■ TO BE DONE
Copy the material that follows word for word and omit its pictures.

------------------------------------------------

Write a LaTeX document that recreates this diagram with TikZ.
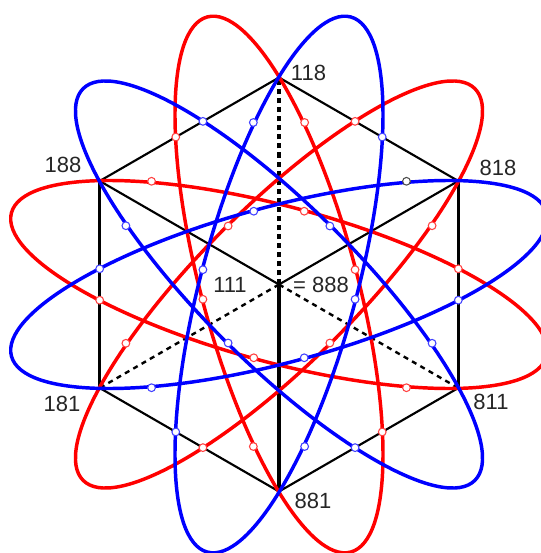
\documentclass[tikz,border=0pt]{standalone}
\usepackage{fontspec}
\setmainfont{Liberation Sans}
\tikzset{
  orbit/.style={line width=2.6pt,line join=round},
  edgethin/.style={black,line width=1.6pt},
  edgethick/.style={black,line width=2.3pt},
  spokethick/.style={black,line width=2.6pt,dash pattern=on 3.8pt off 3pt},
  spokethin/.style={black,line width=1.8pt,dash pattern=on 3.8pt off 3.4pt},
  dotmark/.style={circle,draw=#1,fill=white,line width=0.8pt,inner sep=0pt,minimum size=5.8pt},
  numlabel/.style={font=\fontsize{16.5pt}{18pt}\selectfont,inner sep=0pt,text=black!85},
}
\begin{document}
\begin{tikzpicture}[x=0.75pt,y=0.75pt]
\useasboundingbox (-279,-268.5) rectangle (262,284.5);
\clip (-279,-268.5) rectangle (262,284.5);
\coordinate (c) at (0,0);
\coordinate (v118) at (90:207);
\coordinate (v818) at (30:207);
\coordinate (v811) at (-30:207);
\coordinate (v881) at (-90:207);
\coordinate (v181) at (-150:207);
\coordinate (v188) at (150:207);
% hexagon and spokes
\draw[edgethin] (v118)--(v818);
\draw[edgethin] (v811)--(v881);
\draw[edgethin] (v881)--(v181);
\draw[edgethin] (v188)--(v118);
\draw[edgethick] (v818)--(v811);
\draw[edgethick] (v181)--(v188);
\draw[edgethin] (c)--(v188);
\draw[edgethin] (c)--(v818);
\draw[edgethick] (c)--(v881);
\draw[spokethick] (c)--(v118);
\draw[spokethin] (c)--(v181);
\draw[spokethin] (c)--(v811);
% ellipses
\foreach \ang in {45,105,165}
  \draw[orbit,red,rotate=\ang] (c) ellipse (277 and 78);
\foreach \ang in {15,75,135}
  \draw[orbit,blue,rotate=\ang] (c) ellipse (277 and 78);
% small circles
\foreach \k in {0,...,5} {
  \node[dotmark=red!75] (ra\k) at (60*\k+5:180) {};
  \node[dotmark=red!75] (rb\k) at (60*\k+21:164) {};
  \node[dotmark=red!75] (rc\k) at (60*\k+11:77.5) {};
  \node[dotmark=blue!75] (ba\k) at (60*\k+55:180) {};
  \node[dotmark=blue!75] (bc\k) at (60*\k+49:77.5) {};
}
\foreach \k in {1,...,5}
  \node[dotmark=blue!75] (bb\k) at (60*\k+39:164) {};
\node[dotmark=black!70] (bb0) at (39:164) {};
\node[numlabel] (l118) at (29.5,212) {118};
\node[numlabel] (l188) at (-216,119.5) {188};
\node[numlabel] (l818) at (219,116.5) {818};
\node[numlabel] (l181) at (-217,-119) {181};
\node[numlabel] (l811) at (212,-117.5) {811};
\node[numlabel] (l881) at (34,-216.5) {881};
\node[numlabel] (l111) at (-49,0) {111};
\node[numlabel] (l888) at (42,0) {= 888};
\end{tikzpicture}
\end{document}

------------------------------------------------

■ EXERCISE SOLUTION
Write a LaTeX document that recreates this diagram with TikZ.
\documentclass[tikz,border=0pt]{standalone}
\usepackage{fontspec}
\setmainfont{Liberation Sans}
\tikzset{
  orbit/.style={line width=2.6pt,line join=round},
  edgethin/.style={black,line width=1.6pt},
  edgethick/.style={black,line width=2.3pt},
  spokethick/.style={black,line width=2.6pt,dash pattern=on 3.8pt off 3pt},
  spokethin/.style={black,line width=1.8pt,dash pattern=on 3.8pt off 3.4pt},
  dotmark/.style={circle,draw=#1,fill=white,line width=0.8pt,inner sep=0pt,minimum size=5.8pt},
  numlabel/.style={font=\fontsize{16.5pt}{18pt}\selectfont,inner sep=0pt,text=black!85},
}
\begin{document}
\begin{tikzpicture}[x=0.75pt,y=0.75pt]
\useasboundingbox (-279,-268.5) rectangle (262,284.5);
\clip (-279,-268.5) rectangle (262,284.5);
\coordinate (c) at (0,0);
\coordinate (v118) at (90:207);
\coordinate (v818) at (30:207);
\coordinate (v811) at (-30:207);
\coordinate (v881) at (-90:207);
\coordinate (v181) at (-150:207);
\coordinate (v188) at (150:207);
% hexagon and spokes
\draw[edgethin] (v118)--(v818);
\draw[edgethin] (v811)--(v881);
\draw[edgethin] (v881)--(v181);
\draw[edgethin] (v188)--(v118);
\draw[edgethick] (v818)--(v811);
\draw[edgethick] (v181)--(v188);
\draw[edgethin] (c)--(v188);
\draw[edgethin] (c)--(v818);
\draw[edgethick] (c)--(v881);
\draw[spokethick] (c)--(v118);
\draw[spokethin] (c)--(v181);
\draw[spokethin] (c)--(v811);
% ellipses
\foreach \ang in {45,105,165}
  \draw[orbit,red,rotate=\ang] (c) ellipse (277 and 78);
\foreach \ang in {15,75,135}
  \draw[orbit,blue,rotate=\ang] (c) ellipse (277 and 78);
% small circles
\foreach \k in {0,...,5} {
  \node[dotmark=red!75] (ra\k) at (60*\k+5:180) {};
  \node[dotmark=red!75] (rb\k) at (60*\k+21:164) {};
  \node[dotmark=red!75] (rc\k) at (60*\k+11:77.5) {};
  \node[dotmark=blue!75] (ba\k) at (60*\k+55:180) {};
  \node[dotmark=blue!75] (bc\k) at (60*\k+49:77.5) {};
}
\foreach \k in {1,...,5}
  \node[dotmark=blue!75] (bb\k) at (60*\k+39:164) {};
\node[dotmark=black!70] (bb0) at (39:164) {};
\node[numlabel] (l118) at (29.5,212) {118};
\node[numlabel] (l188) at (-216,119.5) {188};
\node[numlabel] (l818) at (219,116.5) {818};
\node[numlabel] (l181) at (-217,-119) {181};
\node[numlabel] (l811) at (212,-117.5) {811};
\node[numlabel] (l881) at (34,-216.5) {881};
\node[numlabel] (l111) at (-49,0) {111};
\node[numlabel] (l888) at (42,0) {= 888};
\end{tikzpicture}
\end{document}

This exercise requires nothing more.